• **Brief**:
Copy out every line that contains "React".

• **Data block**:
"""
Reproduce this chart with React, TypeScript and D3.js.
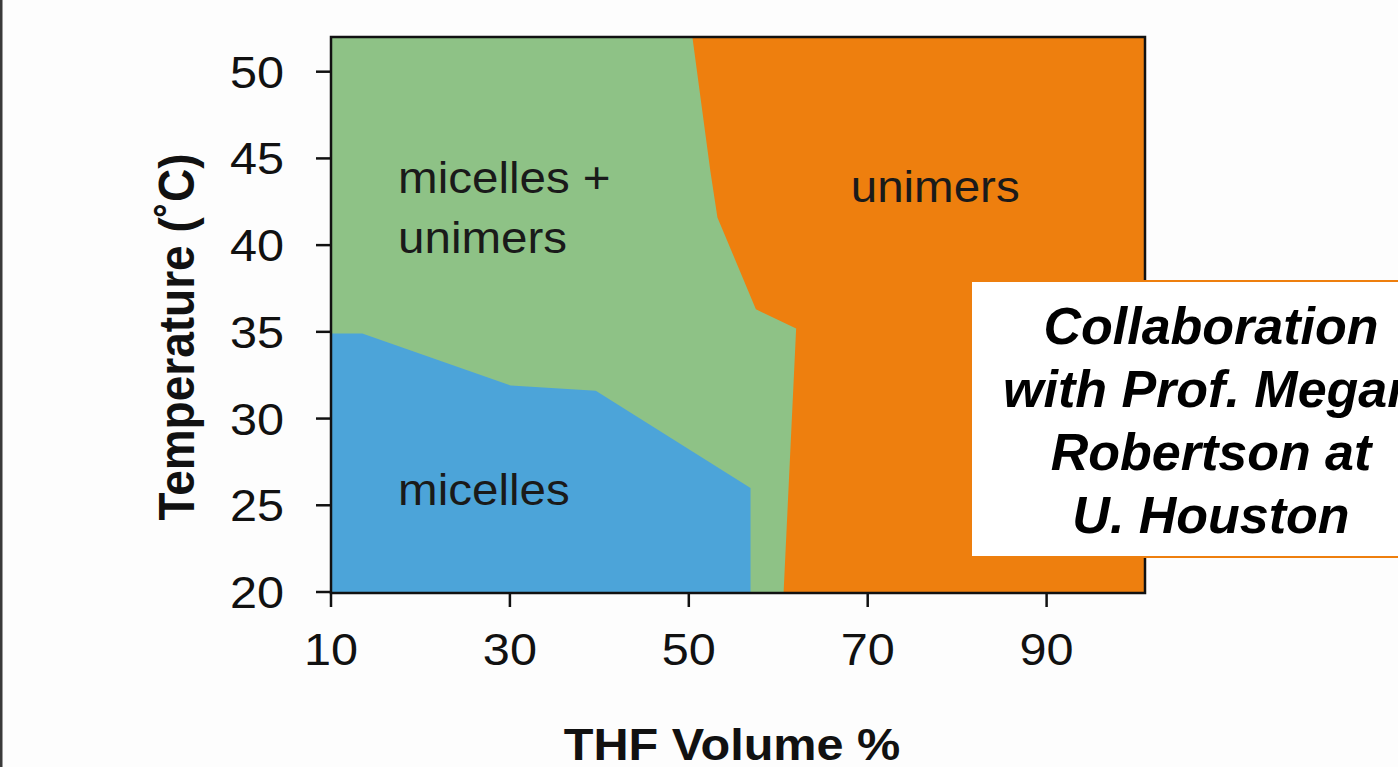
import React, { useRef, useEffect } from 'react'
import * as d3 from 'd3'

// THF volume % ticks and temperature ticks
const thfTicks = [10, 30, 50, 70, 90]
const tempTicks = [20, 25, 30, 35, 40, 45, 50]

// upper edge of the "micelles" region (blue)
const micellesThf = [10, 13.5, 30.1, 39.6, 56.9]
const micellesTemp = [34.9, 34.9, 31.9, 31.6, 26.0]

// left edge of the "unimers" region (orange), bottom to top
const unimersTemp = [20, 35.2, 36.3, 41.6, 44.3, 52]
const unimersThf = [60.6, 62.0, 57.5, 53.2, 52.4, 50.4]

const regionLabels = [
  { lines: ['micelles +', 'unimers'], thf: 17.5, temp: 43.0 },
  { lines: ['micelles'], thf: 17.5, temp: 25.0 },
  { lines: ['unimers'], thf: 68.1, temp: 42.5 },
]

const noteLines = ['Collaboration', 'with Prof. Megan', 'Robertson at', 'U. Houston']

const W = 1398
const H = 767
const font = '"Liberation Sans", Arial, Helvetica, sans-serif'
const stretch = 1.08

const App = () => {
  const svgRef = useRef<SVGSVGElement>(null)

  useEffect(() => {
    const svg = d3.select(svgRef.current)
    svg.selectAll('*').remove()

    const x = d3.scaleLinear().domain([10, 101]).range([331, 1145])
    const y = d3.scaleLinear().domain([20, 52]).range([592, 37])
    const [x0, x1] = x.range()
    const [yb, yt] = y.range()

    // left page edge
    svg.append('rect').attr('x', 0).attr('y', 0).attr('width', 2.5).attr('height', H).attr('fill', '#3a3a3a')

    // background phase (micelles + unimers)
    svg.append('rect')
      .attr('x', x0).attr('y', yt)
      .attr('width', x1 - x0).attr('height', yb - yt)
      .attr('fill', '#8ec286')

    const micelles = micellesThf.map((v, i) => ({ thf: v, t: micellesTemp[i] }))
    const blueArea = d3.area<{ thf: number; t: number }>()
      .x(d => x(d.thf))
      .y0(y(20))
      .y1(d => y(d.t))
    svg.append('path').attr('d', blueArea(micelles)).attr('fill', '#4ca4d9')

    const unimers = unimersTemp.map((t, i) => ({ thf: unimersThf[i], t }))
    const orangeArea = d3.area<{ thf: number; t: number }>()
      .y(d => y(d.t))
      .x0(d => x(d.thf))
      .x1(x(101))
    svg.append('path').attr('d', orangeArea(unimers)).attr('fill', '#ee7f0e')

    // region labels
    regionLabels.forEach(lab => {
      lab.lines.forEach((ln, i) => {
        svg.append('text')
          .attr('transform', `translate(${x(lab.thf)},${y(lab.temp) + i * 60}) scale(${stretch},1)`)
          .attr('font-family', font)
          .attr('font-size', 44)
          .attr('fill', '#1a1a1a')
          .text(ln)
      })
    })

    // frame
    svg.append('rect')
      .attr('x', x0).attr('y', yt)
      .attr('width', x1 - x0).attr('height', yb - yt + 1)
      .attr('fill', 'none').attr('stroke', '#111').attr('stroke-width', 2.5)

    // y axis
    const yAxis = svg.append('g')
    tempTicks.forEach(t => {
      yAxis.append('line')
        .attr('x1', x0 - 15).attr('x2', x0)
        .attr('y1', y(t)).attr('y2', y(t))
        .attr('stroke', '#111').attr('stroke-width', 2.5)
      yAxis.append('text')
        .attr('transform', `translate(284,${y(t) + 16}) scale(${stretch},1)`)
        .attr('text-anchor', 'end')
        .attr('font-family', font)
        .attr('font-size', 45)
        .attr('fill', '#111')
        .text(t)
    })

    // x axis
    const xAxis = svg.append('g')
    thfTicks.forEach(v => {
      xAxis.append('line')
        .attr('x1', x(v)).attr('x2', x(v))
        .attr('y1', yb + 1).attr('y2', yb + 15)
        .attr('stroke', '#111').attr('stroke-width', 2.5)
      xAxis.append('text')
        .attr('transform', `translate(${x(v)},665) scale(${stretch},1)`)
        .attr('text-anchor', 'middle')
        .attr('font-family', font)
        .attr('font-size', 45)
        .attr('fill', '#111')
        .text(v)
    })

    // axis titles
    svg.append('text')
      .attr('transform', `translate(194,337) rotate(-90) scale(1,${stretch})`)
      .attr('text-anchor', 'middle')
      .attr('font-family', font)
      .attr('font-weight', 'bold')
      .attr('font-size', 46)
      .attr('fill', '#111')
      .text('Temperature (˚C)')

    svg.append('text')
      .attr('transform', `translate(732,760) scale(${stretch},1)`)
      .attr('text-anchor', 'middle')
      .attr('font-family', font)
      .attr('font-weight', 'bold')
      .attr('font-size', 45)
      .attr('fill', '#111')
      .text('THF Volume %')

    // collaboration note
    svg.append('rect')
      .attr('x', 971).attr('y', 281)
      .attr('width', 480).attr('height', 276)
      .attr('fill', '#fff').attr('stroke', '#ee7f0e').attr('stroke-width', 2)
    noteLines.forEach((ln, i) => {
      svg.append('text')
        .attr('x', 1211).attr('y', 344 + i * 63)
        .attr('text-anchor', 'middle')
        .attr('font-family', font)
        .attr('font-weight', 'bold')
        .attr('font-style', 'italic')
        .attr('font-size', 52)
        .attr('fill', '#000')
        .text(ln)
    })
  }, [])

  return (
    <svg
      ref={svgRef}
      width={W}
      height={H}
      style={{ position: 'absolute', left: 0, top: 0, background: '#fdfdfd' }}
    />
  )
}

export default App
"""
• **Answer to this problem**:
Reproduce this chart with React, TypeScript and D3.js.
import React, { useRef, useEffect } from 'react'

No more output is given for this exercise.